Они помолчали. Тишину разбавляли чужие голоса с соседних столиков и приятное пение женщины под тихую мелодию. Горохин отстукивал пальцем ритм песни.
– Анна Марковна, – сказал он.
– Ради бога, не называйте меня так! – перебила она, – я чувствую себя старухой! Можно просто Аня.
– Аня, а какую музыку вы любите?
Она отвела взгляд в сторону.
– Ничего из современного не нравится. Мне по душе фортепиано.
– Стойте-стойте, – сказал Горохин и замахал руками, – сейчас угадаю, – он всмотрелся в ее серые глаза.
Она откинулась на спинку стула и улыбнулась.
– Шопен! – сказал он.
– Почти. Дебюсси.
Горохин цокнул языком.
Подошел официант. Он поставил две кружки, тарелку с дольками фрукта и глянул на Горохина.
– А мне зеленый чай, – он хотел заказать что-нибудь покрепче, но не стал. – Зеленый чай – хорошо для зубов. Китайцы им рот полощут, – сказал он.
– Хм. Смотрите, – Шапкина показала на бокал с кофе, украшенный взбитыми сливками, и рюмку с алкоголем, – терпкий и пряный аромат в сочетании сладкого и нежного, – она добавила виски в кофе и медленно помешала ложечкой. – Чем-то напоминает отношения мужчины и женщины, – она пристально взглянула на Горохина, – терпкий мужчина сливается со сладкой женщиной. Или наоборот?
– А? – вздрогнул Митя, – извините, я засмотрелся на ваши руки, – снова душно. Почему он это говорит?

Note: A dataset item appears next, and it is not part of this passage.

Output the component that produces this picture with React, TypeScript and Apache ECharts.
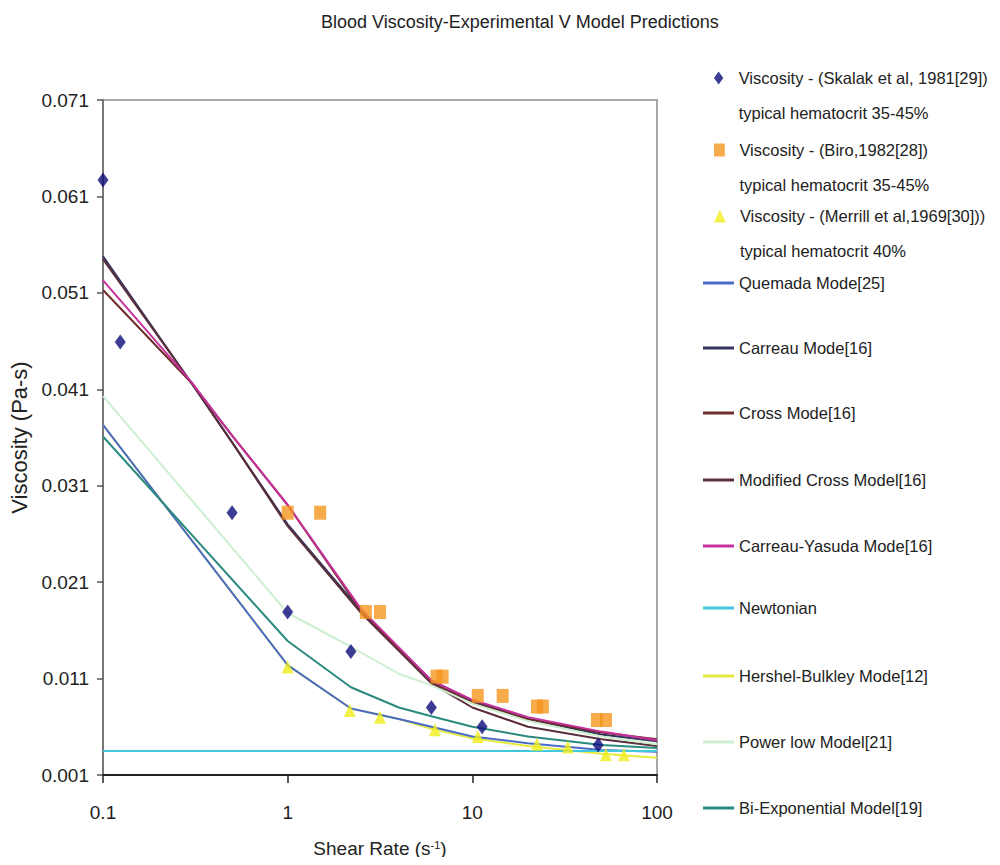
import React, { useEffect, useRef } from "react";
import * as echarts from "echarts";

// ---------- Data ----------
const skalakShear = [0.1, 0.124, 0.5, 1.0, 2.2, 6.0, 11.3, 48];
const skalakVisc = [0.0627, 0.0459, 0.0282, 0.0179, 0.0138, 0.008, 0.006, 0.0041];

const biroShear = [1.0, 1.5, 2.65, 3.16, 6.4, 6.9, 10.7, 14.6, 22.4, 24.1, 47.3, 52.9];
const biroVisc = [0.0282, 0.0282, 0.0179, 0.0179, 0.0112, 0.0112, 0.0092, 0.0092, 0.0081, 0.0081, 0.0067, 0.0067];

const merrillShear = [1.0, 2.17, 3.16, 6.27, 10.7, 22.4, 32.9, 52.9, 66.2];
const merrillVisc = [0.0122, 0.0077, 0.007, 0.0057, 0.005, 0.0042, 0.0039, 0.0031, 0.0031];

// top group of models
const topShear = [0.1, 0.3, 0.5, 1, 2.5, 6, 10, 20, 50, 100];
const carreau = [0.0548, 0.0417, 0.0355, 0.027, 0.018, 0.0108, 0.0087, 0.0068, 0.0052, 0.0045];
const cross = [0.0513, 0.0417, 0.0362, 0.029, 0.018, 0.0106, 0.0085, 0.0068, 0.0054, 0.0047];
const modifiedCross = [0.0545, 0.0417, 0.0355, 0.0268, 0.0178, 0.0105, 0.008, 0.006, 0.0047, 0.004];
const carreauYasuda = [0.0523, 0.0418, 0.0362, 0.029, 0.0182, 0.0108, 0.0088, 0.007, 0.0055, 0.0046];

// lower group of models
const lowShear = [0.1, 1, 2.2, 4, 6, 10, 20, 50, 100];
const quemada = [0.0373, 0.0124, 0.0079, 0.0068, 0.006, 0.005, 0.0043, 0.0036, 0.0034];
const hershelBulkley = [0.0373, 0.0124, 0.0079, 0.0068, 0.0058, 0.0048, 0.004, 0.0032, 0.0028];
const powerLow = [0.0403, 0.0178, 0.0143, 0.0115, 0.0103, 0.0084, 0.0066, 0.005, 0.0042];
const biExponential = [0.0361, 0.0149, 0.0101, 0.008, 0.0071, 0.006, 0.005, 0.0041, 0.0038];

const newtonianShear = [0.1, 100];
const newtonian = [0.0035, 0.0035];

const xTicks = [0.1, 1, 10, 100];

const names = {
  skalak: "Viscosity - (Skalak et al, 1981[29])\ntypical hematocrit 35-45%",
  biro: "Viscosity - (Biro,1982[28])\ntypical hematocrit 35-45%",
  merrill: "Viscosity - (Merrill et al,1969[30]))\ntypical hematocrit 40%",
  quemada: "Quemada Mode[25]",
  carreau: "Carreau Mode[16]",
  cross: "Cross Mode[16]",
  modCross: "Modified Cross Model[16]",
  cy: "Carreau-Yasuda Mode[16]",
  newtonian: "Newtonian",
  hb: "Hershel-Bulkley Mode[12]",
  power: "Power low Model[21]",
  biexp: "Bi-Exponential Model[19]",
};

const FONT = "'Liberation Sans', Arial, sans-serif";
const TXT = "#222";

const pair = (xs: number[], ys: number[]) => xs.map((x, i) => [x, ys[i]]);

export default function App() {
  const ref = useRef<HTMLDivElement>(null);

  useEffect(() => {
    if (!ref.current) return;
    const chart = echarts.init(ref.current, null, { renderer: "svg" });

    const lineSeries = (name: string, xs: number[], ys: number[], color: string, z = 2) => ({
      name,
      type: "line",
      data: pair(xs, ys),
      symbol: "none",
      z,
      lineStyle: { color, width: 2 },
      itemStyle: { color },
    });

    const scatterLegend = (name: string, y: number, icon: string) => ({
      data: [name],
      orient: "vertical",
      left: 714,
      top: y - 52.5,
      padding: 0,
      icon,
      itemWidth: 30,
      itemHeight: 13,
      symbolKeepAspect: true,
      selectedMode: false,
      formatter: (n: string) => " \n" + n,
      textStyle: { fontFamily: FONT, fontSize: 16.5, color: TXT, lineHeight: 35 },
    });
    const lineLegend = (name: string, y: number) => ({
      data: [name],
      orient: "vertical",
      left: 703,
      top: y - 10,
      padding: 0,
      icon: "rect",
      itemWidth: 31,
      itemHeight: 3,
      selectedMode: false,
      textStyle: { fontFamily: FONT, fontSize: 16.5, color: TXT, lineHeight: 20 },
    });

    chart.setOption({
      animation: false,
      backgroundColor: "#fff",
      title: {
        text: "Blood Viscosity-Experimental V Model Predictions",
        left: 316,
        top: 8,
        textStyle: { fontFamily: FONT, fontSize: 18, fontWeight: "normal", color: TXT },
      },
      grid: { left: 103, right: 343, top: 100, bottom: 90, show: true, borderColor: "#a8a8a8", borderWidth: 2 },
      xAxis: {
        type: "log",
        logBase: 10,
        min: 0.1,
        max: 100,
        axisLine: { show: true, lineStyle: { color: "#222", width: 2 } },
        axisTick: { show: true, length: 8, lineStyle: { color: "#222", width: 1.5 } },
        minorTick: { show: false },
        splitLine: { show: false },
        axisLabel: {
          margin: 28,
          fontFamily: FONT,
          fontSize: 19,
          color: TXT,
          formatter: (v: number) => (xTicks.find((t) => Math.abs(t - v) / t < 1e-6) ?? v).toString(),
        },
        name: "Shear Rate (s{sup|-1})",
        nameLocation: "middle",
        nameGap: 64,
        nameTextStyle: {
          fontFamily: FONT,
          fontSize: 19,
          color: TXT,
          rich: { sup: { fontFamily: FONT, fontSize: 11, verticalAlign: "top", color: TXT } },
        },
      },
      yAxis: {
        type: "value",
        min: 0.001,
        max: 0.071,
        interval: 0.01,
        axisLine: { show: true, lineStyle: { color: "#777", width: 2 } },
        axisTick: { show: true, length: 6, lineStyle: { color: "#555", width: 1.5 } },
        splitLine: { show: false },
        axisLabel: {
          margin: 14,
          fontFamily: FONT,
          fontSize: 19,
          color: TXT,
          formatter: (v: number) => v.toFixed(3),
        },
        name: "Viscosity (Pa-s)",
        nameLocation: "middle",
        nameGap: 70,
        nameTextStyle: { fontFamily: FONT, fontSize: 22, color: TXT },
      },
      legend: [
        scatterLegend(names.skalak, 78, "path://M5,0L10,7L5,14L0,7Z"),
        scatterLegend(names.biro, 150, "path://M0,0H10V12H0Z"),
        scatterLegend(names.merrill, 216, "path://M5,0L10,11H0Z"),
        lineLegend(names.quemada, 283),
        lineLegend(names.carreau, 348),
        lineLegend(names.cross, 413),
        lineLegend(names.modCross, 480),
        lineLegend(names.cy, 546),
        lineLegend(names.newtonian, 608),
        lineLegend(names.hb, 676),
        lineLegend(names.power, 742),
        lineLegend(names.biexp, 808),
      ],
      series: [
        lineSeries(names.quemada, lowShear, quemada, "#4a6cc8"),
        lineSeries(names.carreau, topShear, carreau, "#34345e"),
        lineSeries(names.cross, topShear, cross, "#6e2c2c"),
        lineSeries(names.modCross, topShear, modifiedCross, "#5a2f3a"),
        lineSeries(names.cy, topShear, carreauYasuda, "#c8309c"),
        lineSeries(names.newtonian, newtonianShear, newtonian, "#40c8dc"),
        lineSeries(names.hb, lowShear, hershelBulkley, "#e6ea3c", 1),
        lineSeries(names.power, lowShear, powerLow, "#cdeed0"),
        lineSeries(names.biexp, lowShear, biExponential, "#2a8a80"),
        {
          name: names.skalak,
          type: "scatter",
          data: pair(skalakShear, skalakVisc),
          symbol: "diamond",
          symbolSize: [11, 15],
          z: 5,
          itemStyle: { color: "#0b0b7a" },
        },
        {
          name: names.biro,
          type: "scatter",
          data: pair(biroShear, biroVisc),
          symbol: "rect",
          symbolSize: [12, 14],
          z: 5,
          itemStyle: { color: "#f5961e" },
        },
        {
          name: names.merrill,
          type: "scatter",
          data: pair(merrillShear, merrillVisc),
          symbol: "triangle",
          symbolSize: [12, 13],
          z: 5,
          itemStyle: { color: "#f0ee1a" },
        },
      ],
    });

    return () => chart.dispose();
  }, []);

  return <div ref={ref} style={{ width: 1000, height: 865, margin: -8 }} />;
}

– А что нравится вам? – сказала Шапкина.
Мне нравишься ты! Если бы ты знала, как ты мне нравишься.
Никогда не забуду эти ощущения. Половина лица немеет так, будто схватил паралич. Веко не моргает. Приходится брать и опускать его рукой, иначе глаз сохнет. Когда роговице не хватает влаги, то словно зарядили солью в глаз. Приходится брать пальцами за ресницы и тянуть веко вниз. Бровь не шевелится. И одна сторона губ тоже. С нее стекает слюна, и нужно вытирать подбородок каждую минуту. Не чувствуешь, как слюни текут. Губы слишком онемели. Но все это ерунда в сравнении тому, что предшествовало.

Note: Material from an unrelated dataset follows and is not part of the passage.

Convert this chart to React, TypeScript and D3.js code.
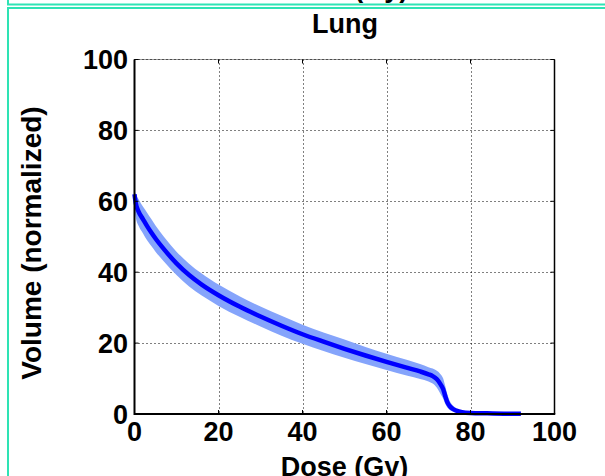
import React from "react";
import * as d3 from "d3";

// Dose-volume histogram for the lung: mean curve with its spread band
const doseGy = [0, 0.3, 1, 2, 3, 4, 5, 7, 10, 13, 16, 20, 25, 30, 35, 40, 45, 50, 55, 60, 65, 68, 70, 71, 72, 72.8, 73.5, 74, 74.5, 75, 76, 77, 78, 80, 84, 88, 92];
const volumeMean = [62, 59.5, 57, 55, 53, 51.2, 49.5, 46.5, 42.5, 39.2, 36.5, 33.5, 30.3, 27.5, 24.9, 22.5, 20.4, 18.4, 16.5, 14.7, 13, 12, 11.2, 10.7, 9.8, 8.5, 7, 5, 3.3, 2.3, 1.3, 0.8, 0.5, 0.3, 0.2, 0.1, 0.05];
const volumeLower = [58, 55.5, 53, 51, 49, 47.4, 45.8, 43, 39.2, 36, 33.4, 30.5, 27.4, 24.7, 22.1, 19.8, 17.8, 15.9, 14.1, 12.4, 10.8, 9.9, 9.2, 8.6, 7.4, 5.8, 4.3, 2.8, 1.8, 1.2, 0.7, 0.4, 0.25, 0.1, 0.05, 0.02, 0];
const volumeUpper = [63, 62, 60.5, 58.5, 56.8, 55, 53.2, 50, 45.8, 42.4, 39.6, 36.5, 33.2, 30.3, 27.7, 25.2, 23, 21, 18.9, 17, 15.2, 14.1, 13.2, 12.8, 12.2, 11.3, 10, 7.8, 5.5, 3.8, 2.2, 1.3, 0.8, 0.5, 0.4, 0.3, 0.2];

const xTicks = [0, 20, 40, 60, 80, 100];
const yTicks = [0, 20, 40, 60, 80, 100];

const W = 605;
const H = 476;
const plot = { left: 134.5, right: 554.5, top: 59.5, bottom: 414 };
const FONT = "'Liberation Sans', Arial, Helvetica, sans-serif";
const BORDER = "#2ee3b4";

export default function App() {
  const x = d3.scaleLinear().domain([0, 100]).range([plot.left, plot.right]);
  const y = d3.scaleLinear().domain([0, 100]).range([plot.bottom, plot.top]);

  const pts = doseGy.map((d, i) => ({ d, m: volumeMean[i], lo: volumeLower[i], hi: volumeUpper[i] }));

  const band = d3
    .area<{ d: number; lo: number; hi: number }>()
    .x((p) => x(p.d))
    .y0((p) => y(p.lo))
    .y1((p) => y(p.hi))
    .curve(d3.curveMonotoneX);

  const meanLine = d3
    .line<{ d: number; m: number }>()
    .x((p) => x(p.d))
    .y((p) => y(p.m))
    .curve(d3.curveMonotoneX);

  const tickLen = 4;
  const cx = (plot.left + plot.right) / 2;

  return (
    <svg
      width={W}
      height={H}
      style={{ position: "absolute", left: 0, top: 0, background: "#fff" }}
      fontFamily={FONT}
    >
      <rect x={0} y={0} width={W} height={H} fill="#fff" />

      {/* panel frames */}
      <path d={`M8,0 V4.5 H${W}`} fill="none" stroke={BORDER} strokeWidth={2} />
      <path d={`M${W},8 H8 V${H}`} fill="none" stroke={BORDER} strokeWidth={2} />

      {/* axis label of the panel above, cut by the frame */}
      <text x={cx} y={-3} textAnchor="middle" fontSize={27} fontWeight="bold">
        Dose (Gy)
      </text>

      {/* title */}
      <text x={345} y={33} textAnchor="middle" fontSize={27} fontWeight="bold">
        Lung
      </text>

      {/* grid */}
      <g stroke="#000" strokeWidth={1} strokeDasharray="1,3">
        {xTicks.slice(1, -1).map((t) => (
          <line key={`gx${t}`} x1={Math.round(x(t)) + 0.5} x2={Math.round(x(t)) + 0.5} y1={plot.top} y2={plot.bottom} />
        ))}
        {yTicks.slice(1, -1).map((t) => (
          <line key={`gy${t}`} x1={plot.left} x2={plot.right} y1={Math.round(y(t)) + 0.5} y2={Math.round(y(t)) + 0.5} />
        ))}
      </g>

      {/* spread band and mean curve */}
      <path d={band(pts) ?? ""} fill="#85a4fb" stroke="none" />
      <path d={meanLine(pts) ?? ""} fill="none" stroke="#0000ff" strokeWidth={4.5} strokeLinejoin="round" />

      {/* axes box */}
      <line x1={plot.left} x2={plot.right} y1={plot.top} y2={plot.top} stroke="#999" strokeWidth={1} />
      <line x1={plot.left} x2={plot.right} y1={plot.top} y2={plot.top} stroke="#000" strokeWidth={1} strokeDasharray="1,3" />
      <line x1={plot.right} x2={plot.right} y1={plot.top} y2={plot.bottom} stroke="#000" strokeWidth={1.5} />
      <line x1={plot.left} x2={plot.right + 0.75} y1={plot.bottom} y2={plot.bottom} stroke="#000" strokeWidth={2} />
      <line x1={plot.left} x2={plot.left} y1={plot.top} y2={plot.bottom + 1} stroke="#000" strokeWidth={2} />

      {/* ticks */}
      <g stroke="#000" strokeWidth={1}>
        {yTicks.map((t) => (
          <g key={`ty${t}`}>
            <line x1={plot.left} x2={plot.left + tickLen} y1={y(t)} y2={y(t)} />
            <line x1={plot.right - tickLen} x2={plot.right} y1={y(t)} y2={y(t)} />
          </g>
        ))}
        {xTicks.map((t) => (
          <g key={`tx${t}`}>
            <line x1={x(t)} x2={x(t)} y1={plot.bottom} y2={plot.bottom - tickLen} />
            <line x1={x(t)} x2={x(t)} y1={plot.top} y2={plot.top + tickLen} />
          </g>
        ))}
      </g>

      {/* tick labels */}
      <g fontSize={27} fontWeight="bold" fill="#000">
        {yTicks.map((t) => (
          <text key={`ly${t}`} x={128} y={y(t)} dy="0.36em" textAnchor="end">
            {t}
          </text>
        ))}
        {xTicks.map((t) => (
          <text key={`lx${t}`} x={x(t)} y={441} textAnchor="middle">
            {t}
          </text>
        ))}
      </g>

      {/* axis labels */}
      <text x={cx} y={476} textAnchor="middle" fontSize={27} fontWeight="bold">
        Dose (Gy)
      </text>
      <text
        transform={`translate(41,243) rotate(-90)`}
        textAnchor="middle"
        fontSize={28}
        fontWeight="bold"
      >
        Volume (normalized)
      </text>
    </svg>
  );
}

Когда из бумажного пакета достают металлические клешни, прошибает пот. Не хочется открывать рот, но ты открываешь. Челюсть шатают, как движение маятника. Хрусть, хрусть – трещит кость. Хрусть, и ты лишился кусочка себя. До этой минуты ты был целостен и един, сейчас – нет. Время перестает длиться. Все прошло не дольше минуты, а кажется, что застрял в этом мгновении, в этой картинке ощущений. Даже когда вышел из кабинета.
Она подошла и села рядом. Ее взгляд теплый и полный сочувствия. Она погладила меня по голове.
– Бедный ты мой, – говорила она, – болит?
– Нет, анестезия сильная. Онемела вся правая сторона лица.
– У тебя только часть губ шевелится, – сказала она и улыбнулась.
– Ага.
– Хочешь чего-нибудь?
– Хочу, чтобы анестезия прошла. Даже если будет больно. Мне пока ничего нельзя, но ничего и не хочется. Я выплюнул вату и теперь чувствую кровь на языке. Смотри, они дали памятку.
Она взяла листок в руки.
– О, не полоскать ничем. А тебе еще раз нужно идти?
– Не знаю. Сказали, если через пять дней еще будет болеть, то прийти.
Она прижалась ко мне. Я старался думать о хорошем. Хотел пошутить, но ничего в голову не лезло. Чувствовал себя заболевшим. Тело обмякло, а голова не соображала. Мы молча сидели и ждали, когда мне станет лучше.